In the eyes of the law, if the man reasonably believed there was consent, then rape did not take place. But if the woman feels violated, then what do we call it?
I’m not raising this in order to argue over semantics. The point of this post is to demonstrate an undeniable problem which exists between men and women. I don’t claim to have the answers, but it’s definitely a concern and warrants discussion.
Because I don’t believe that where there’s a victim there’s always a rapist, and as a moral society we need to find a way to deal with that.
The bottom line is that a label is not what defines a woman’s experience. Just because it does not constitute rape in the eyes of the law does not necessarily make it less traumatic or mean it has a less significant impact on her life.
Whether We Like It Or Not – Females Are Vulnerable
And in so many ways. It starts from the fact that we’re the physically weaker sex, and it permeates all aspects of our lives.
I should mention here that of course abuse can happen to men too, but the interesting thing is that where rape is concerned it’s very difficult for a woman to carry out that act.
Conversely, there’s a biological difference between the sexes making women inherently vulnerable to men.
I believe this fundamental truth is forgotten – or simply overlooked – too often. And it would be wonderful if men could be as mindful of the fact that we’re easily intimidated by them, as we are of the fact that they’re physically capable of overpowering us and biologically able to assault us in a way we are not able to do to them.

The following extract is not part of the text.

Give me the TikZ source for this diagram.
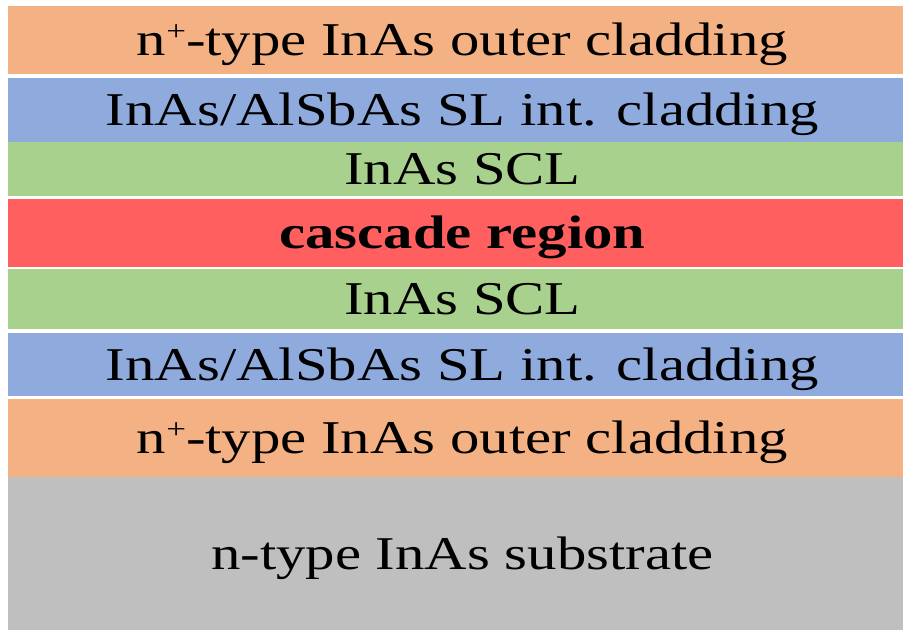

No matter how strong we are, no matter how confident in ourselves, it’s something we can’t get away from. It would be easy to dismiss this fact as oversimplifying a problem or creating an issue where one doesn’t exist – but that’s not right and actually does us a disservice.
It may be a fact we wish were not true, but nonetheless it is a fact. It’s one we live with every day and that should be acknowledged: women are on the back foot.
It’s most likely contributed to the pay gap. There’s legislation protecting our rights (to our wallets and our bodies), which is great – when it works – but from an ethical point of view it would be fantastic if men were more aware of their natural threat. Because it’s always there, something that’s become second nature to us to the point we rarely talk about it other than in terms of getting home after a night out. But when my manager stood over me shouting while I was heavily pregnant, I wasn’t merely pissed off, I was off-the-scale intimidated because he was a man.
What Can We Do?
My best suggestion is education. For our boys and our girls. But perhaps more so, it’s about empowerment.
We need to empower our girls by instilling enough confidence in them to speak up if they’re not comfortable, before things ‘get out of hand’ and our children freeze rather than fight. And we need to empower our boys to view respect and chivalry towards women as the norm.
There are plenty of guys who want to be a part of the solution, and that’s something we can build on. We’re more liberal than ever, and there’s never been a better time. I have high hopes for my children and their peers – with a little guidance I’m sure they can do better than us.